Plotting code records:
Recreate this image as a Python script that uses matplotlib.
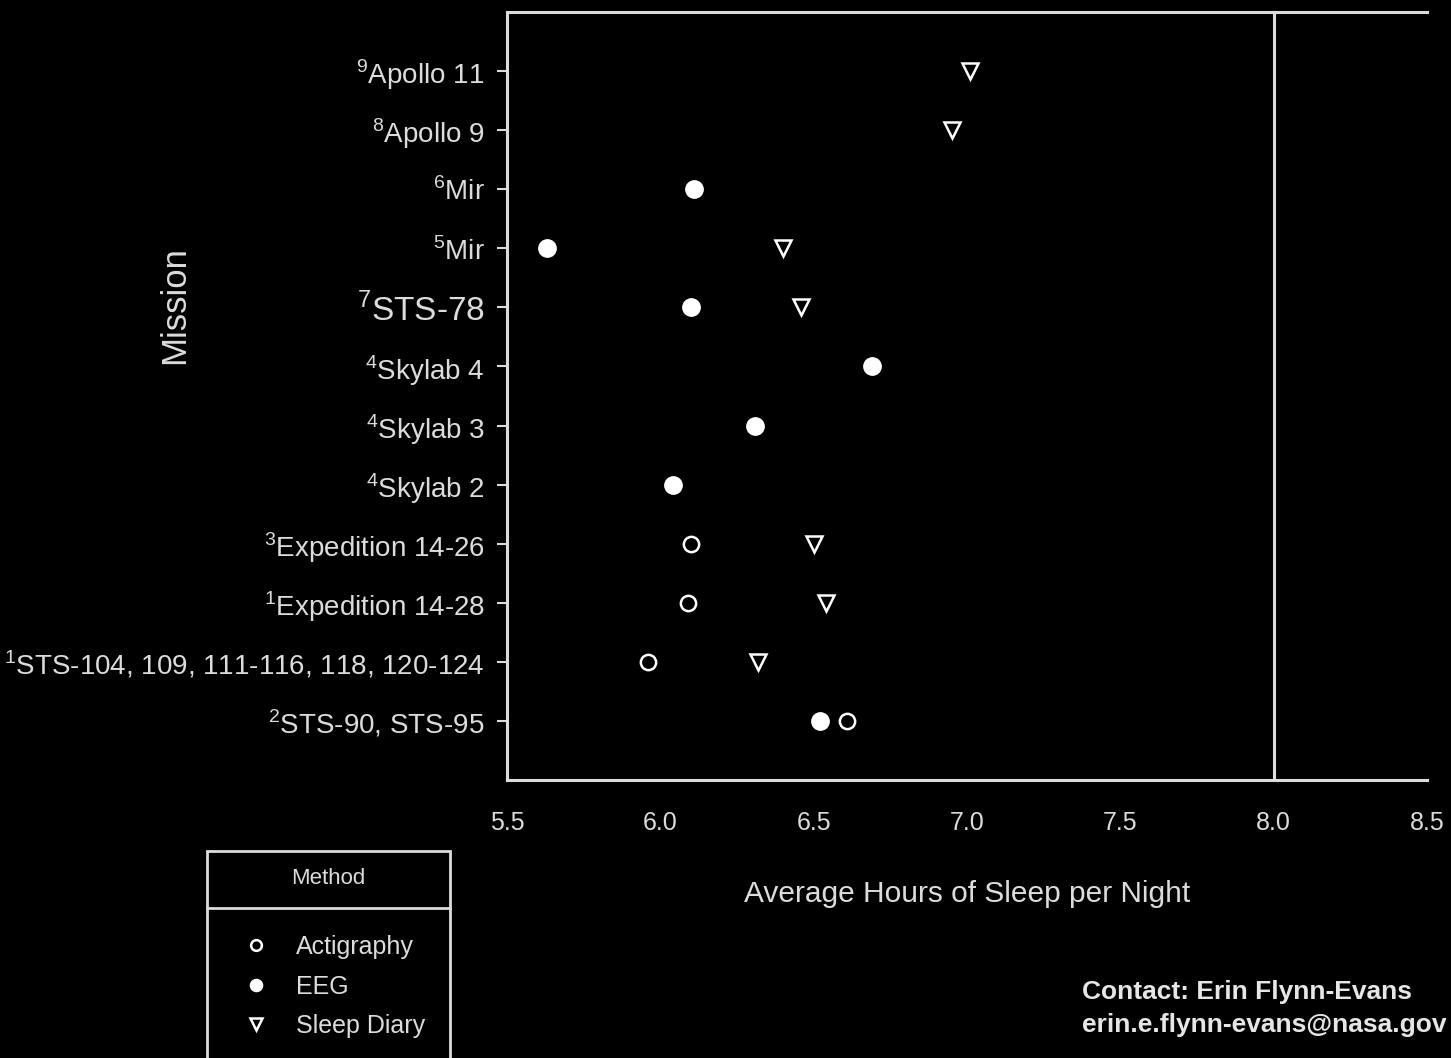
import matplotlib.pyplot as plt
import matplotlib.lines as mlines
import matplotlib.patches as mpatches
import numpy as np

# missions, bottom to top
missions = ["STS-90, STS-95", "STS-104, 109, 111-116, 118, 120-124",
            "Expedition 14-28", "Expedition 14-26", "Skylab 2", "Skylab 3",
            "Skylab 4", "STS-78", "Mir", "Mir", "Apollo 9", "Apollo 11"]
refs = ["2", "1", "1", "3", "4", "4", "4", "7", "5", "6", "8", "9"]

nan = np.nan
actigraphy = [6.61, 5.96, 6.09, 6.10, nan, nan, nan, nan, nan, nan, nan, nan]
eeg = [6.52, nan, nan, nan, 6.04, 6.31, 6.69, 6.10, 5.63, 6.11, nan, nan]
diary = [nan, 6.32, 6.54, 6.50, nan, nan, nan, 6.46, 6.40, nan, 6.95, 7.01]

xticks = [5.5, 6.0, 6.5, 7.0, 7.5, 8.0, 8.5]

fg = "#dcdcdc"
plt.rcParams["font.family"] = ["Liberation Sans", "DejaVu Sans"]
plt.rcParams["mathtext.fontset"] = "custom"
plt.rcParams["mathtext.rm"] = "Liberation Sans"

fig = plt.figure(figsize=(14.51, 10.58), dpi=100, facecolor="black")
ax = fig.add_axes([507/1451, 1-780/1058, 920/1451, 768/1058])
ax.set_facecolor("black")

y = np.arange(len(missions))
l1, = ax.plot(actigraphy, y, "o", ms=11, mfc="none", mec="white", mew=1.8, label="Actigraphy")
l2, = ax.plot(eeg, y, "o", ms=12.5, mfc="white", mec="white", label="EEG")
l3, = ax.plot(diary, y, "v", ms=12, mfc="none", mec="white", mew=1.8, label="Sleep Diary")

ax.axvline(8.0, color=fg, lw=2.2)

ax.set_xlim(5.5, 8.5)
ax.set_ylim(-1, 12)
ax.set_xticks(xticks)
ax.set_xticklabels(["%.1f" % t for t in xticks], fontsize=18, color=fg)
ax.set_yticks(y)
ylabels = [r"${}^{\mathregular{%s}}$%s" % (r, m) for r, m in zip(refs, missions)]
ax.set_yticklabels(ylabels, fontsize=20, color=fg)
for t in ax.get_yticklabels():
    if "STS-78" in t.get_text():
        t.set_fontsize(24)
ax.tick_params(axis="x", length=0, pad=22)
ax.tick_params(axis="y", length=7, width=1.5, color=fg, pad=9)

for s in ["left", "top", "bottom"]:
    ax.spines[s].set_color(fg)
    ax.spines[s].set_linewidth(2.2)
ax.spines["right"].set_visible(False)

ax.set_xlabel("Average Hours of Sleep per Night", fontsize=21.5, color=fg)
ax.xaxis.set_label_coords(0.5, -0.13)
fig.text(175/1451, 1-305/1058, "Mission", rotation=90, fontsize=25,
         color=fg, ha="center", va="center")

# legend box with a title cell
fig.add_artist(mpatches.Rectangle((207/1451, -0.01), 243/1451, 1-851/1058+0.01,
                                  transform=fig.transFigure, fill=False,
                                  edgecolor=fg, lw=2))
fig.add_artist(mlines.Line2D([207/1451, 450/1451], [1-908/1058, 1-908/1058],
                             transform=fig.transFigure, color=fg, lw=2))
fig.text(328/1451, 1-878/1058, "Method", fontsize=16, color=fg,
         ha="center", va="center")
leg = fig.legend(handles=[l1, l2, l3], loc="upper left",
                 bbox_to_anchor=(243/1451, 1-935/1058), frameon=False,
                 fontsize=18, markerscale=0.7, handlelength=1.0,
                 handletextpad=1.1, labelspacing=0.62, borderpad=0,
                 borderaxespad=0)
for t in leg.get_texts():
    t.set_color(fg)

fig.text(1082/1451, 1-992/1058, "Contact: Erin Flynn-Evans", fontsize=19,
         fontweight="bold", color="#e6e6e6", ha="left", va="center")
fig.text(1082/1451, 1-1025/1058, "erin.e.flynn-evans@nasa.gov", fontsize=19,
         fontweight="bold", color="#e6e6e6", ha="left", va="center")

fig.savefig("out.png", dpi=100, facecolor="black")
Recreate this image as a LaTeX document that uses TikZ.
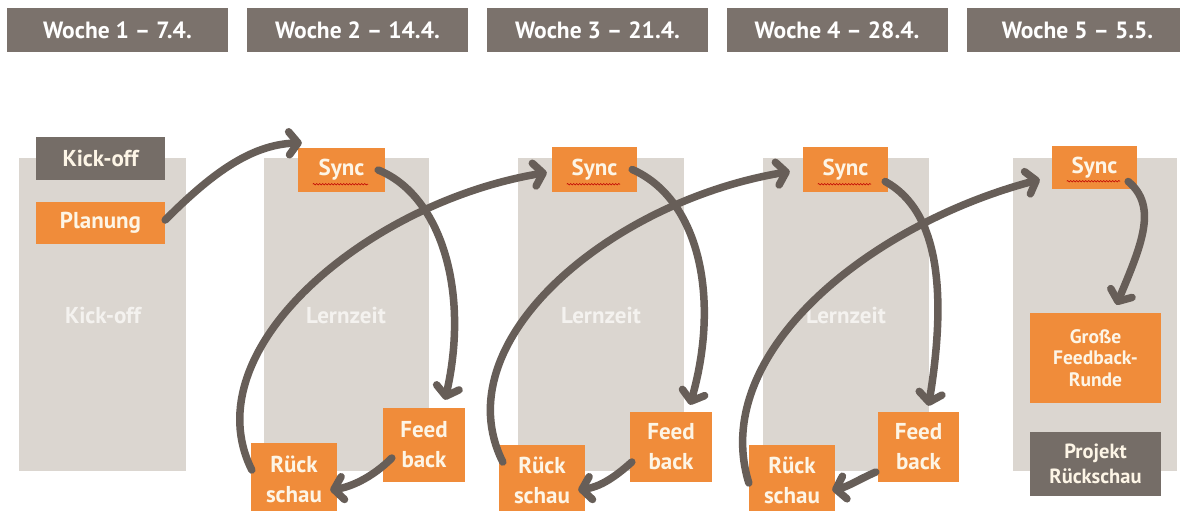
\documentclass[tikz,border=0pt]{standalone}
\usepackage{fontspec}
\setmainfont{PT Sans}
\usetikzlibrary{arrows.meta,calc,decorations.pathmorphing}
\definecolor{hdr}{HTML}{7B726C}
\definecolor{colbg}{HTML}{DBD6D0}
\definecolor{orng}{HTML}{F08C3A}
\definecolor{arrc}{HTML}{675E58}
\definecolor{dark}{HTML}{756D67}
\definecolor{cream}{HTML}{FDF5E6}
\definecolor{lbl}{HTML}{F4F2EF}
\begin{document}
\begin{tikzpicture}[x=1pt,y=-1pt,
  hbox/.style={fill=hdr, text=white, inner sep=0pt, minimum width=221pt, minimum height=44pt, font=\bfseries\fontsize{23.5}{28}\selectfont},
  colrect/.style={fill=colbg, inner sep=0pt, minimum height=313pt},
  collbl/.style={text=lbl, font=\bfseries\fontsize{23}{28}\selectfont},
  obox/.style={fill=orng, text=cream, inner sep=0pt, align=center, font=\bfseries\fontsize{23}{30}\selectfont},
  dbox/.style={fill=dark, text=cream, inner sep=0pt, align=center, font=\bfseries\fontsize{23}{30}\selectfont},
  arr/.style={draw=arrc, line width=7.5pt, line cap=round, -{Straight Barb[length=9pt,width=23pt,round]}},
  wavy/.style={draw=red!75!black, line width=0.6pt, decorate, decoration={snake, amplitude=0.7pt, segment length=3pt}}
]
\useasboundingbox[fill=white] (0,0) rectangle (1180,511);

% header boxes
\node[hbox] (h1) at (117.5,30) {Woche 1 – 7.4.};
\node[hbox] (h2) at (357.5,30) {Woche 2 – 14.4.};
\node[hbox] (h3) at (597.5,30) {Woche 3 – 21.4.};
\node[hbox] (h4) at (837,30) {Woche 4 – 28.4.};
\node[hbox] (h5) at (1077.5,30) {Woche 5 – 5.5.};

% columns
\node[colrect, minimum width=167pt] (c1) at (102.5,314.5) {};
\node[colrect, minimum width=165pt] (c2) at (346.5,314.5) {};
\node[colrect, minimum width=166pt] (c3) at (601,314.5) {};
\node[colrect, minimum width=166pt] (c4) at (846,314.5) {};
\node[colrect, minimum width=164pt] (c5) at (1095,314.5) {};

\node[collbl] (l1) at (103,315) {Kick-off};
\node[collbl] (l2) at (346,315) {Lernzeit};
\node[collbl] (l3) at (601,315) {Lernzeit};
\node[collbl] (l4) at (846,315) {Lernzeit};

% boxes
\node[dbox, minimum width=129pt, minimum height=43pt] (ko) at (100.5,158.5) {Kick-off};
\node[obox, minimum width=129pt, minimum height=42pt] (plan) at (100.5,223) {Planung};

\node[obox, minimum width=87pt, minimum height=44pt] (s2) at (341.5,170) {Sync};
\node[obox, minimum width=85pt, minimum height=45pt] (s3) at (594.5,169.5) {Sync};
\node[obox, minimum width=85pt, minimum height=45pt] (s4) at (845.5,169.5) {Sync};
\node[obox, minimum width=85pt, minimum height=43pt] (s5) at (1094.5,167.5) {Sync};

\node[obox, minimum width=82pt, minimum height=74pt] (f2) at (424,445) {Feed\\back};
\node[obox, minimum width=82pt, minimum height=70pt] (f3) at (671,447) {Feed\\back};
\node[obox, minimum width=81pt, minimum height=70pt] (f4) at (918.5,447) {Feed\\back};

\node[obox, minimum width=86pt, minimum height=72pt] (r2) at (294,479) {Rück\\schau};
\node[obox, minimum width=86pt, minimum height=70pt] (r3) at (542,480) {Rück\\schau};
\node[obox, minimum width=86pt, minimum height=70pt] (r4) at (792,480) {Rück\\schau};

\node[obox, minimum width=131pt, minimum height=90pt, font=\bfseries\fontsize{19.5}{21.5}\selectfont] (gr) at (1095.5,358) {Große\\Feedback-\\Runde};
\node[dbox, minimum width=131pt, minimum height=64pt, font=\bfseries\fontsize{20.5}{25}\selectfont] (pr) at (1095.5,464) {Projekt\\Rückschau};

% spell-check underlines
\foreach \s in {s2,s3,s4,s5}{
  \draw[wavy] ($(\s.south west)+(15,-8)$) -- ($(\s.south east)+(-17,-8)$);
}

% arrows
\draw[arr] ($(plan.east)+(0,-3)$) .. controls +(45,-45) and +(-52,2) .. ($(s2.north west)+(4,-5)$);
\draw[arr] ($(s2.east)+(-7,0)$) .. controls +(62,25) and +(25,-110) .. ($(f2.north)+(21,-8)$);
\draw[arr] ($(f2.west)+(9,13)$) .. controls +(-20,20) and +(20,-3) .. ($(r2.east)+(-7,11)$);
\draw[arr] ($(r2.west)+(1,-9)$) .. controls +(-60,-120) and +(-180,30) .. ($(s3.west)+(-5,3)$);

\draw[arr] ($(s3.east)+(-5,0)$) .. controls +(68,30) and +(30,-105) .. ($(f3.north)+(19,-7)$);
\draw[arr] ($(f3.west)+(2,15)$) .. controls +(-20,18) and +(20,-3) .. ($(r3.east)+(-7,10)$);
\draw[arr] ($(r3.west)+(4,-18)$) .. controls +(-60,-120) and +(-180,30) .. ($(s4.west)+(-13,2)$);

\draw[arr] ($(s4.east)+(-3,12)$) .. controls +(55,30) and +(18,-110) .. ($(f4.north)+(10,-6)$);
\draw[arr] ($(f4.west)+(-2,25)$) .. controls +(-18,8) and +(15,-3) .. ($(r4.east)+(-3,10)$);
\draw[arr] ($(r4.west)+(0,3)$) .. controls +(-40,-130) and +(-170,45) .. ($(s5.west)+(-12,12)$);

\draw[arr] ($(s5.east)+(-9,14)$) .. controls +(30,25) and +(25,-60) .. ($(gr.north)+(21,-8)$);
\end{tikzpicture}
\end{document}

# [EXERCISE DETAILS]
Keep only those lines of the records that hold "matplotlib", and return them.

# [FULL ANSWER]
Recreate this image as a Python script that uses matplotlib.
import matplotlib.pyplot as plt
import matplotlib.lines as mlines
import matplotlib.patches as mpatches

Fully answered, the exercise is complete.